Importing a product does not mean you “depend” on it.  This is like saying that when we “import” food from our local supermarket we “depend” on that supermarket.  The opposite is usually true; exporters depend on us, since we are the customers.  Also, importing a product usually means buying at lower prices, whereas producing in the United States often means consuming at higher prices.  This point is proven when we see the cheap imports we can purchase from China and the higher prices of many of these same products manufactured in the United States.  The amazing thing is that the protectionists claim, on the one hand, that America should be “protected” from cheap imports, but when it comes to oil, they say we should be “protected” from “expensive imported” oil.

Most, if not all, of the higher price of oil can be explained by the expansion of the money supply or the debasement of the dollar.  The foreign producers are not at fault; our national central bank is the culprit.

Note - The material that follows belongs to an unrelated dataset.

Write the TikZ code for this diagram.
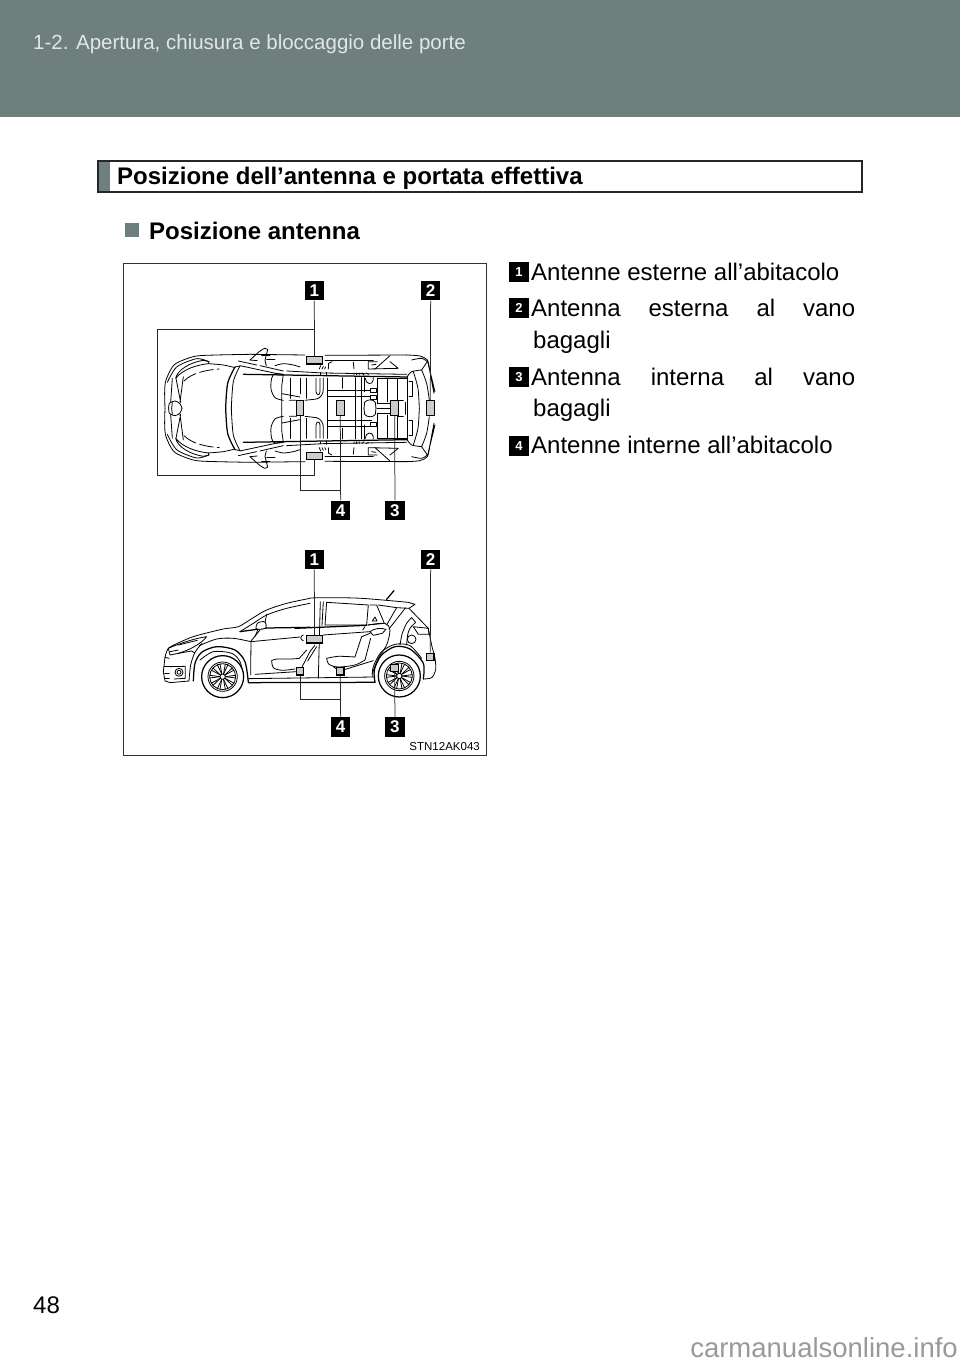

As a fan of the Real Clear Markets section of the Real Clear Politics website, I was pleased to see this recent commentary by John Tamny, wherein he had a good laugh at T-Bone Pickings for accidentally revealing the absurdity of the “energy independence” meme:

As this column has shown more than once, the price of a barrel of crude tends to revert to 1/15th of an ounce of gold, and as of Tuesday, oil’s price increase merely brought it in line with its historical cost.

*   *   *

Oil is oil is oil, and it’s a commodity whose price is discovered in deep world markets.

Canada is seemingly “energy independent”, but assuming ongoing Middle East uncertainty, its citizens will – like us – buy gasoline the price of which is based on the cost per barrel set in global markets.  Much as we might like to naively fantasize about walling ourselves off from international market realities, we’ll never be immune to the activities around the world that impact oil’s price.  Canada and its citizens won’t be either.

*   *   *

So while we can expect lots of breathy commentary about the need for energy independence in the coming weeks, particularly if Middle East unrest spreads, cooler heads will hopefully prevail.  The false God of independence will not wall us off from supply-driven increases, and more important, the waste of  human and financial capital necessary to achieve the silly notion would be far more economically crippling than any presumed supply shock could ever hope to be.

My own dream of “energy independence” involves owning an electric car, which I can recharge with a “solar power station” similar to what we see advertised on television – along with another “solar power station” to provide my home electricity.  “Energy independence” can only be achieved when American consumers are liberated from the tyranny of the oil companies and the power utilities.